Based on the recommendation by a fascinating author Erik Wargo (time loops, pre-cognition, paranormal), I watched the 2016 film Arrival based on a short story by Ted Chang - an equally fascinating science fiction writer.


For Wargo, the film uniquely captures the true nature of how non-human contact, non-linearity of time and pre-cognition come together.


One quick comment here however, is that early in the film the two main stars refer to their respective assertions as to what is the cornerstone of civilisation. The first, Amy Adams, says it is language (her role in the film is as a language specialist, helping in how to communicate with the aliens), the second, Jeremy Renner, says it is science (who happens to play the role as the leading scientific advisor to the alien contact operations).


It immediately struck me that they are both right, yet missing one other dimension....and that is imagination as a cornerstone to civilisation, and what distinguishes humans from the animal kingdom.


Associated to my reflection, was the correspondence to the universal philosophical Triad as to how we can perceive the universe (from Kant through Wilber) through the lenses of the Good (We), the True (It), and the Beautiful (I).

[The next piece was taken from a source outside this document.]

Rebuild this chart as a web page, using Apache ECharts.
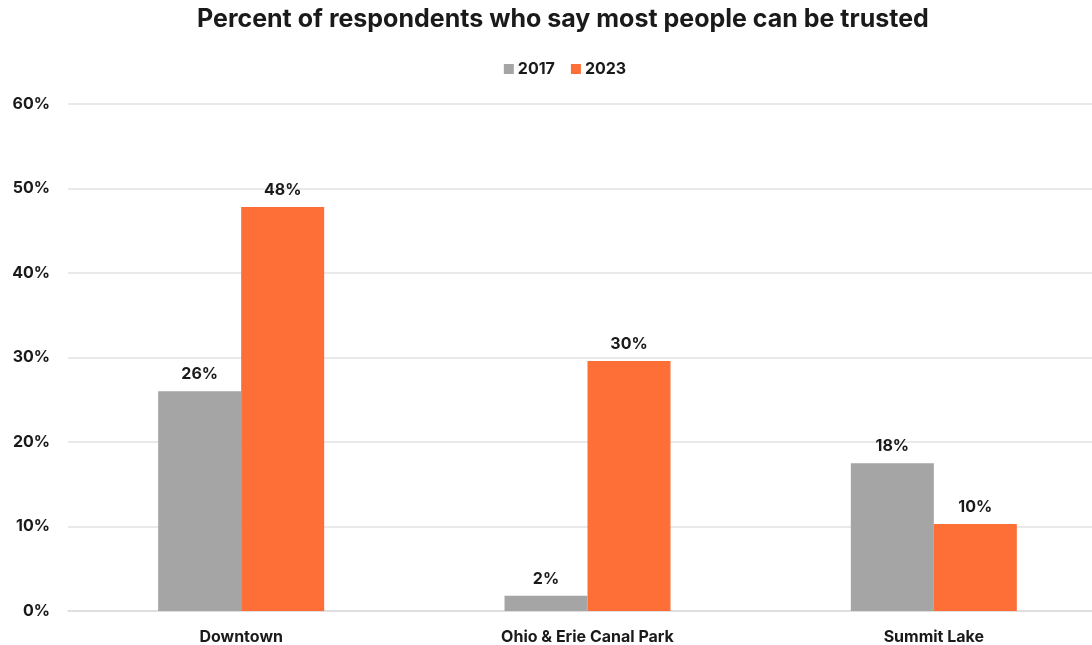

These can be equally mapped to the Real, the Symbolic and the Imaginary (from a French psychiatrist / psychologist's book that I'm reading currently, called 'Le Gout de Vivre', by Edouard Zarifian).

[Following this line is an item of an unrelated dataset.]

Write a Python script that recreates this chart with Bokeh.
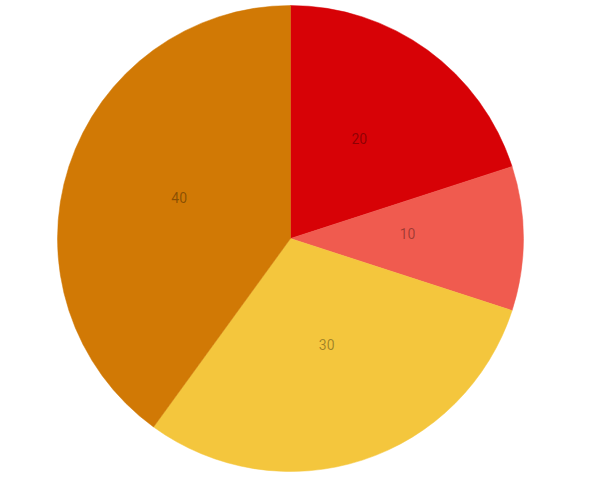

  • Science is a cornerstone as the True or Real;

  • Language as the Good or Symbolic;

  • AND...the Imagination as the Beautiful, the "I" personal subjective

As a closing thought, the imaginal is a capacity that anthropologists have argued distinguishes us from primates and the animal kingdom, in that we have the unique ability to hold nested abtract systems - which I posit is linked to our capacities of imagination.


Do these associations hold? What do you think?